Morley Callaghan (February 22, 1903 – August 25, 1990)
It’s a mystery why some authors survive in print and others fall away. I would like to report that it has to do entirely with the quality of their writing and that the literary cream always rises to the top as the decades go by. I would like to report that, but it isn’t true.
With the exception of those few dozen writers (Hemingway and Fitzgerald are two American examples) who take up permanent residency in The Canon, staying in print would seem to have more to do with what house published you, whether that house still exists, and whether someone at the house that owns your back list thinks money can be made by keeping it current. Movie adaptations used to rescue the occasional forgotten author from obscurity, but comic books are just about the only kind of “books” made into films these days … American films, anyway … so that lifeline has been cut.
I was both pleased – and very surprised – to discover that nearly all of Morley Callaghan’s novels and his collected short stories remain in print; and that his famous memoir of Hemingway, Fitzgerald, and other expatriate American writers (entitled That Summer in Paris) is available in a new, expanded edition. Callaghan was one of Canada’s most popular and critically acclaimed writers from the 1930s until his declining years – his slightly pugnacious Irish face once adorned a Canadian postage stamp – and, during his lifetime, he attracted a solid readership in the United States for his novels and especially his stories, many of which appeared in The New Yorker during the heyest of its hey days. But I have not met a single non-Canadian under about the age of 50 who has even heard of Morley Callaghan, let alone read his books.

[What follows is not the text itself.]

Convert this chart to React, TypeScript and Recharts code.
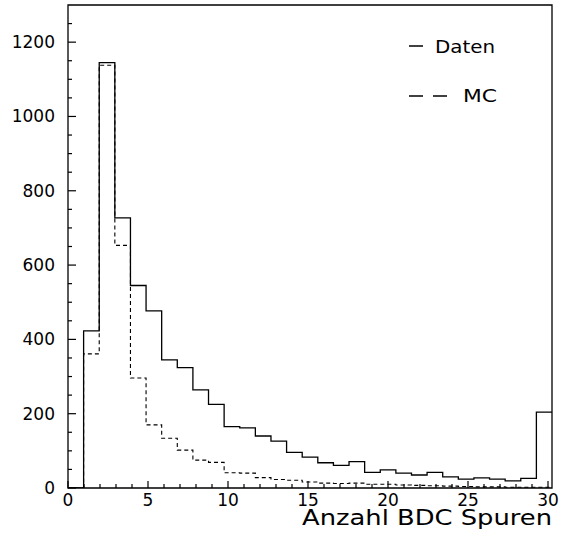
import React from 'react';
import { LineChart, Line, XAxis, YAxis, ReferenceArea, Legend } from 'recharts';

// bin edges of the histogram (31 bins of width 1)
const binEdges = [0, 1, 2, 3, 4, 5, 6, 7, 8, 9, 10, 11, 12, 13, 14, 15, 16, 17, 18, 19, 20, 21, 22, 23, 24, 25, 26, 27, 28, 29, 30, 31];
const daten = [0, 423, 1145, 727, 545, 477, 345, 324, 264, 225, 165, 162, 140, 126, 96, 83, 68, 61, 71, 42, 49, 40, 35, 42, 30, 24, 27, 24, 19, 26, 204];
const mc = [0, 361, 1138, 653, 296, 170, 134, 102, 75, 69, 41, 40, 28, 23, 21, 16, 13, 12, 13, 10, 10, 8, 7, 6, 5, 4, 3, 3, 2, 2, 2];

const xTicks = [0, 1, 2, 3, 4, 5, 6, 7, 8, 9, 10, 11, 12, 13, 14, 15, 16, 17, 18, 19, 20, 21, 22, 23, 24, 25, 26, 27, 28, 29, 30];
const yTicks = [0, 50, 100, 150, 200, 250, 300, 350, 400, 450, 500, 550, 600, 650, 700, 750, 800, 850, 900, 950, 1000, 1050, 1100, 1150, 1200, 1250];

const xTitle = 'Anzahl BDC Spuren';
const FONT = '"DejaVu Sans", sans-serif';

// stepAfter needs one point per left edge plus a closing point at the last edge
const rows = binEdges.map((x, i) => ({
  x,
  daten: i < daten.length ? daten[i] : daten[daten.length - 1],
  mc: i < mc.length ? mc[i] : mc[mc.length - 1],
}));

const YTick = (props: any) => {
  const { x, y, payload } = props;
  const major = payload.value % 200 === 0;
  return (
    <g>
      <line x1={x} x2={x + (major ? 8 : 4)} y1={y} y2={y} stroke="#000" strokeWidth={1.2} />
      {major && (
        <text x={x - 13} y={y + 6} textAnchor="end" fontSize={17} fontFamily={FONT} fill="#000">
          {payload.value}
        </text>
      )}
    </g>
  );
};

const XTick = (props: any) => {
  const { x, y, payload } = props;
  const major = payload.value % 5 === 0;
  return (
    <g>
      <line x1={x} x2={x} y1={y} y2={y - (major ? 7 : 4)} stroke="#000" strokeWidth={1.2} />
      {major && (
        <text x={x} y={y + 18} textAnchor="middle" fontSize={17} fontFamily={FONT} fill="#000">
          {payload.value}
        </text>
      )}
    </g>
  );
};

const LegendBox = () => (
  <svg width={120} height={90}>
    <line x1={9} x2={23} y1={21} y2={21} stroke="#000" strokeWidth={1.5} />
    <text x={35} y={28} fontSize={18} fontFamily={FONT} textLength={60} lengthAdjust="spacingAndGlyphs">Daten</text>
    <line x1={9} x2={23} y1={71} y2={71} stroke="#000" strokeWidth={1.5} />
    <line x1={33} x2={47} y1={71} y2={71} stroke="#000" strokeWidth={1.5} />
    <text x={63} y={77} fontSize={18} fontFamily={FONT} textLength={34} lengthAdjust="spacingAndGlyphs">MC</text>
  </svg>
);

const TitleLabel = (props: any) => {
  const { viewBox } = props;
  const right = viewBox.x + viewBox.width;
  return (
    <text x={right} y={525} textAnchor="end" fontSize={21} fontFamily={FONT} fill="#000" textLength={250} lengthAdjust="spacingAndGlyphs">
      {xTitle}
    </text>
  );
};

export default function App() {
  return (
    <div style={{ position: 'absolute', left: 0, top: 0, background: '#fff' }}>
      <LineChart width={562} height={539} data={rows} margin={{ top: 5, right: 10, bottom: 21, left: 8 }}>
        <XAxis
          xAxisId="ticks"
          dataKey="x"
          type="number"
          domain={() => [0, 30.25]}
          ticks={xTicks}
          allowDataOverflow
          interval={0}
          height={30}
          tickSize={0}
          tickMargin={0}
          axisLine={false}
          tickLine={false}
          tick={<XTick />}
          label={<TitleLabel />}
        />
        <XAxis xAxisId="bins" dataKey="x" type="number" domain={[0, 31]} allowDataOverflow hide height={0} />
        <YAxis
          type="number"
          domain={[0, 1300]}
          ticks={yTicks}
          allowDataOverflow
          interval={0}
          width={60}
          tickSize={0}
          tickMargin={0}
          axisLine={false}
          tickLine={false}
          tick={<YTick />}
        />
        <ReferenceArea xAxisId="bins" x1={0} x2={31} y1={0} y2={1300} fill="none" stroke="#000" strokeWidth={1.3} ifOverflow="visible" />
        <Line xAxisId="bins" type="stepAfter" dataKey="mc" stroke="#000" strokeWidth={1.1} strokeDasharray="4 3" dot={false} isAnimationActive={false} />
        <Line xAxisId="bins" type="stepAfter" dataKey="daten" stroke="#000" strokeWidth={1.3} dot={false} isAnimationActive={false} />
        <Legend
          layout="vertical"
          align="center"
          verticalAlign="middle"
          content={<LegendBox />}
          wrapperStyle={{ top: 25, left: 400, width: 120, height: 90 }}
        />
      </LineChart>
    </div>
  );
}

Callaghan was of Irish ancestry – his parents immigrated to Toronto – and a devout Catholic. His novels often have vaguely Biblical titles and (if you look closely enough) semi-religious themes, usually involving sin and the possibilities of redemption. His characters divide up about equally between criminal types and priestly ones. I suspect the Catholic flavorings may have something to do with Callaghan’s loss of readers below the border in recent years. He was most popular during the period when movie actors such as Bing Crosby were playing priests and Ingrid Bergman was playing nuns. Nice priests and nuns, too!
My favorite of the Callaghan novels that I’ve read are More Joy in Heaven (1937) about an ex-con who becomes a reluctant society’s darling; and Such Is My Beloved (1934) about two prostitutes and the young naive priest who tries to help them. The latter is considered Callaghan’s finest book. I highly recommend both novels and any collection of Callaghan’s superb short stories. His fellow reporter at the Toronto Daily Star, Ernest Hemingway, compared Callaghan’s short stories to James Joyce’s. I would compare them to Ernest Hemingway’s … and compare them favorably. Which brings us to that famous (or infamous) summer in Paris. A late 1920s summer that Callaghan spent with his friends (Hemingway and F. Scott Fitzgerald) and during which he met just about every other prominent exiled writer of the time who put in time near the Eiffel Tower … from Gertrude Stein and Ezra Pound to the aforementioned Joyce.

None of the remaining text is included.